WHAT THE EXERCISE ASKS
Working from the top of the listing below, retype each line through the line containing "(9,9) rectangle (1356,1345);", both included, with no pictures.

DATA SEGMENT
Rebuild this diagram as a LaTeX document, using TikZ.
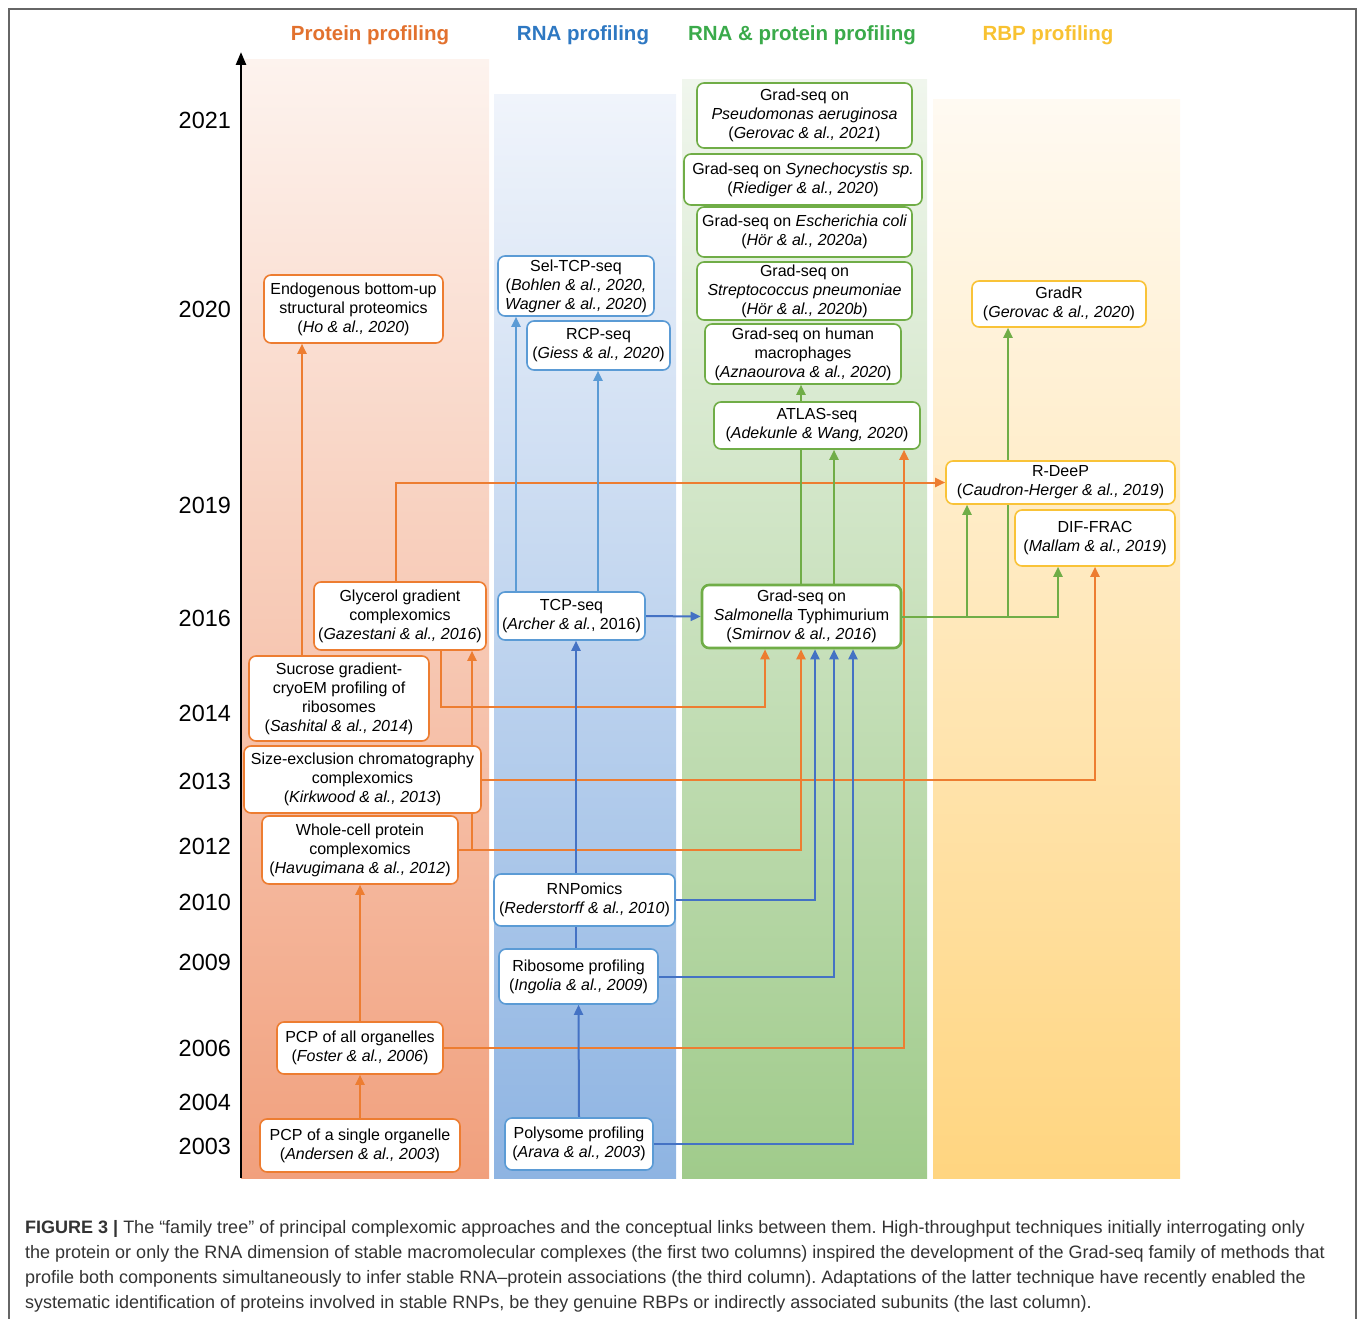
\documentclass[tikz,border=0pt]{standalone}
\usepackage{fontspec}
\setmainfont{Liberation Sans}
\usetikzlibrary{arrows.meta,calc}
\pgfdeclarelayer{bg}\pgfdeclarelayer{lines}
\pgfsetlayers{bg,lines,main}
\definecolor{cOr}{HTML}{ED7D31}
\definecolor{cBl}{HTML}{4472C4}
\definecolor{cBlL}{HTML}{5B9BD5}
\definecolor{cGr}{HTML}{70AD47}
\definecolor{cYe}{HTML}{F9C338}
\definecolor{hOr}{HTML}{E2712E}
\definecolor{hBl}{HTML}{2E78C2}
\definecolor{hGr}{HTML}{3AAA4A}
\definecolor{hYe}{HTML}{F8C232}
\definecolor{capgray}{HTML}{333333}
\newcommand{\myit}[1]{{\itshape #1}}
\begin{document}
\begin{tikzpicture}[x=1pt,y=-1pt,
  box/.style={draw, fill=white, rounded corners=7pt, line width=1.6pt, align=center, inner sep=0pt, font=\fontsize{16}{19}\selectfont, execute at begin node={\rule{0pt}{15.5pt}}},
  pb/.style={box, draw=cOr},
  rb/.style={box, draw=cBlL},
  gb/.style={box, draw=cGr},
  yb/.style={box, draw=cYe},
  tip/.style={-{Triangle[length=10pt,width=9pt]}},
  oa/.style={draw=cOr, line width=2pt, tip},
  ba/.style={draw=cBl, line width=2pt, tip},
  bla/.style={draw=cBlL, line width=2pt, tip},
  ga/.style={draw=cGr, line width=2pt, tip},
  head/.style={font=\fontsize{20.5}{24}\selectfont\bfseries, inner sep=0pt},
  yr/.style={anchor=east, font=\fontsize{23.4}{26}\selectfont, inner sep=0pt}]
\useasboundingbox (0,0) rectangle (1358,1319);
\draw[gray!80!black, line width=1.2pt] (9,9) rectangle (1356,1345);

% column backgrounds
\begin{pgfonlayer}{bg}
\shade[top color={rgb,255:red,253;green,243;blue,238}, bottom color={rgb,255:red,241;green,160;blue,125}] (241,60) rectangle (489,1178);
\shade[top color={rgb,255:red,240;green,244;blue,251}, bottom color={rgb,255:red,142;green,180;blue,226}] (494,95) rectangle (676,1178);
\shade[top color={rgb,255:red,240;green,246;blue,237}, bottom color={rgb,255:red,160;green,203;blue,139}] (682,80) rectangle (927,1178);
\shade[top color={rgb,255:red,255;green,250;blue,242}, bottom color={rgb,255:red,255;green,213;blue,128}] (933,100) rectangle (1180,1178);
\end{pgfonlayer}

% axis
\coordinate (axb) at (241,1178);
\coordinate (axt) at (241,52);
\draw[line width=2.5pt, -{Triangle[length=13pt,width=10pt]}] (axb) -- (axt);

% headers
\node[head, text=hOr] (h1) at (370,35) {Protein profiling};
\node[head, text=hBl] (h2) at (583,35) {RNA profiling};
\node[head, text=hGr] (h3) at (802,35) {RNA \& protein profiling};
\node[head, text=hYe] (h4) at (1048,35) {RBP profiling};

% years
\node[yr] (y21) at (231,120) {2021};
\node[yr] (y20) at (231,309) {2020};
\node[yr] (y19) at (231,505) {2019};
\node[yr] (y16) at (231,618) {2016};
\node[yr] (y14) at (231,713) {2014};
\node[yr] (y13) at (231,781) {2013};
\node[yr] (y12) at (231,846) {2012};
\node[yr] (y10) at (231,902) {2010};
\node[yr] (y09) at (231,962) {2009};
\node[yr] (y06) at (231,1048) {2006};
\node[yr] (y04) at (231,1102) {2004};
\node[yr] (y03) at (231,1146) {2003};

% protein column
\node[pb, minimum width=179pt, minimum height=68pt] (endo) at (353.5,309) {Endogenous bottom-up\\structural proteomics\\(\myit{Ho \& al., 2020})};
\node[pb, minimum width=172pt, minimum height=68pt] (glyc) at (400,616) {Glycerol gradient\\complexomics\\(\myit{Gazestani \& al., 2016})};
\node[pb, minimum width=180pt, minimum height=85pt] (sucr) at (339,698.5) {Sucrose gradient-\\cryoEM profiling of\\ribosomes\\(\myit{Sashital \& al., 2014})};
\node[pb, minimum width=237pt, minimum height=67pt] (sec) at (362.5,779.5) {Size-exclusion chromatography\\complexomics\\(\myit{Kirkwood \& al., 2013})};
\node[pb, minimum width=196pt, minimum height=68pt] (whole) at (360,850) {Whole-cell protein\\complexomics\\(\myit{Havugimana \& al., 2012})};
\node[pb, minimum width=166pt, minimum height=52pt] (pcp2) at (360,1048) {PCP of all organelles\\(\myit{Foster \& al., 2006})};
\node[pb, minimum width=200pt, minimum height=53pt] (pcp1) at (360,1145.5) {PCP of a single organelle\\(\myit{Andersen \& al., 2003})};

% RNA column
\node[rb, minimum width=156pt, minimum height=60pt] (sel) at (576,286) {Sel-TCP-seq\\(\myit{Bohlen \& al., 2020,}\\\myit{Wagner \& al., 2020})};
\node[rb, minimum width=143pt, minimum height=49pt] (rcp) at (598.5,345.5) {RCP-seq\\(\myit{Giess \& al., 2020})};
\node[rb, minimum width=147pt, minimum height=48pt] (tcp) at (571.5,616) {TCP-seq\\(\myit{Archer \& al.}, 2016)};
\node[rb, minimum width=181pt, minimum height=52pt] (rnp) at (584.5,900) {RNPomics\\(\myit{Rederstorff \& al., 2010})};
\node[rb, minimum width=159pt, minimum height=55pt] (ribo) at (578.5,976.5) {Ribosome profiling\\(\myit{Ingolia \& al., 2009})};
\node[rb, minimum width=148pt, minimum height=52pt] (poly) at (579,1144) {Polysome profiling\\(\myit{Arava \& al., 2003})};

% RNA & protein column
\node[gb, minimum width=215pt, minimum height=65pt] (pseu) at (804.5,115.5) {Grad-seq on\\\myit{Pseudomonas aeruginosa}\\(\myit{Gerovac \& al., 2021})};
\node[gb, minimum width=238pt, minimum height=51pt] (syn) at (803,179.5) {Grad-seq on \myit{Synechocystis sp.}\\(\myit{Riediger \& al., 2020})};
\node[gb, minimum width=215pt, minimum height=50pt] (eco) at (804.5,232) {Grad-seq on \myit{Escherichia coli}\\(\myit{Hör \& al., 2020a})};
\node[gb, minimum width=215pt, minimum height=58pt] (strep) at (804.5,291) {Grad-seq on\\\myit{Streptococcus pneumoniae}\\(\myit{Hör \& al., 2020b})};
\node[gb, minimum width=196pt, minimum height=60pt] (mac) at (803,354) {Grad-seq on human\\macrophages\\(\myit{Aznaourova \& al., 2020})};
\node[gb, minimum width=206pt, minimum height=47pt] (atlas) at (817,425.5) {ATLAS-seq\\(\myit{Adekunle \& Wang, 2020})};
\node[gb, line width=2.6pt, minimum width=199pt, minimum height=63pt] (salm) at (801.5,616.5) {Grad-seq on\\\myit{Salmonella} Typhimurium\\(\myit{Smirnov \& al., 2016})};

% RBP column
\node[yb, minimum width=174pt, minimum height=46pt] (gradr) at (1059,304) {GradR\\(\myit{Gerovac \& al., 2020})};
\node[yb, minimum width=229pt, minimum height=43pt] (rdeep) at (1060.5,482.5) {R-DeeP\\(\myit{Caudron-Herger \& al., 2019})};
\node[yb, minimum width=160pt, minimum height=56pt] (dif) at (1095,538) {DIF-FRAC\\(\myit{Mallam \& al., 2019})};

% connectors
\begin{pgfonlayer}{lines}
\draw[oa] (pcp1.north) -- (pcp2.south);
\draw[oa] (pcp2.north) -- (whole.south);
\draw[oa] (pcp2.east) -| (904,0 |- atlas.south);
\draw[oa] (302,0 |- sucr.north) -- (302,0 |- endo.south);
\draw[oa] (396,0 |- glyc.north) |- (rdeep.west);
\draw[oa] (441,0 |- glyc.south) -- (441,707) -| (765,0 |- salm.south);
\draw[oa] (whole.east) -| (801,0 |- salm.south);
\draw[oa] (472,0 |- whole.east) -- (472,0 |- glyc.south);
\draw[oa] (sec.east) -| (1095,0 |- dif.south);
\draw[ba] (poly.north) -- (ribo.south);
\draw[ba] (576,0 |- ribo.north) -- (576,0 |- tcp.south);
\draw[bla] (516,0 |- tcp.north) -- (516,0 |- sel.south);
\draw[bla] (598,0 |- tcp.north) -- (598,0 |- rcp.south);
\draw[ba] (tcp.east) -- (salm.west);
\draw[ba] (rnp.east) -| (815,0 |- salm.south);
\draw[ba] (ribo.east) -| (834,0 |- salm.south);
\draw[ba] (poly.east) -| (853,0 |- salm.south);
\draw[ga] (801,0 |- salm.north) -- (801,0 |- mac.south);
\draw[ga] (834,0 |- salm.north) -- (834,0 |- atlas.south);
\draw[ga] (salm.east) -| (1058,0 |- dif.south);
\draw[ga] (967,0 |- salm.east) -- (967,0 |- rdeep.south);
\draw[ga] (1008,0 |- salm.east) -- (1008,0 |- gradr.south);
\end{pgfonlayer}

% caption
\node[anchor=north west, align=left, inner sep=0pt, text=capgray, font=\fontsize{18}{25}\selectfont\frenchspacing] (cap) at (25,1220) {\textbf{FIGURE 3 |} The “family tree” of principal complexomic approaches and the conceptual links between them. High-throughput techniques initially interrogating only\\the protein or only the RNA dimension of stable macromolecular complexes (the first two columns) inspired the development of the Grad-seq family of methods that\\profile both components simultaneously to infer stable RNA–protein associations (the third column). Adaptations of the latter technique have recently enabled the\\systematic identification of proteins involved in stable RNPs, be they genuine RBPs or indirectly associated subunits (the last column).};
\end{tikzpicture}
\end{document}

SOLUTION TO THIS EXERCISE
Rebuild this diagram as a LaTeX document, using TikZ.
\documentclass[tikz,border=0pt]{standalone}
\usepackage{fontspec}
\setmainfont{Liberation Sans}
\usetikzlibrary{arrows.meta,calc}
\pgfdeclarelayer{bg}\pgfdeclarelayer{lines}
\pgfsetlayers{bg,lines,main}
\definecolor{cOr}{HTML}{ED7D31}
\definecolor{cBl}{HTML}{4472C4}
\definecolor{cBlL}{HTML}{5B9BD5}
\definecolor{cGr}{HTML}{70AD47}
\definecolor{cYe}{HTML}{F9C338}
\definecolor{hOr}{HTML}{E2712E}
\definecolor{hBl}{HTML}{2E78C2}
\definecolor{hGr}{HTML}{3AAA4A}
\definecolor{hYe}{HTML}{F8C232}
\definecolor{capgray}{HTML}{333333}
\newcommand{\myit}[1]{{\itshape #1}}
\begin{document}
\begin{tikzpicture}[x=1pt,y=-1pt,
  box/.style={draw, fill=white, rounded corners=7pt, line width=1.6pt, align=center, inner sep=0pt, font=\fontsize{16}{19}\selectfont, execute at begin node={\rule{0pt}{15.5pt}}},
  pb/.style={box, draw=cOr},
  rb/.style={box, draw=cBlL},
  gb/.style={box, draw=cGr},
  yb/.style={box, draw=cYe},
  tip/.style={-{Triangle[length=10pt,width=9pt]}},
  oa/.style={draw=cOr, line width=2pt, tip},
  ba/.style={draw=cBl, line width=2pt, tip},
  bla/.style={draw=cBlL, line width=2pt, tip},
  ga/.style={draw=cGr, line width=2pt, tip},
  head/.style={font=\fontsize{20.5}{24}\selectfont\bfseries, inner sep=0pt},
  yr/.style={anchor=east, font=\fontsize{23.4}{26}\selectfont, inner sep=0pt}]
\useasboundingbox (0,0) rectangle (1358,1319);
\draw[gray!80!black, line width=1.2pt] (9,9) rectangle (1356,1345);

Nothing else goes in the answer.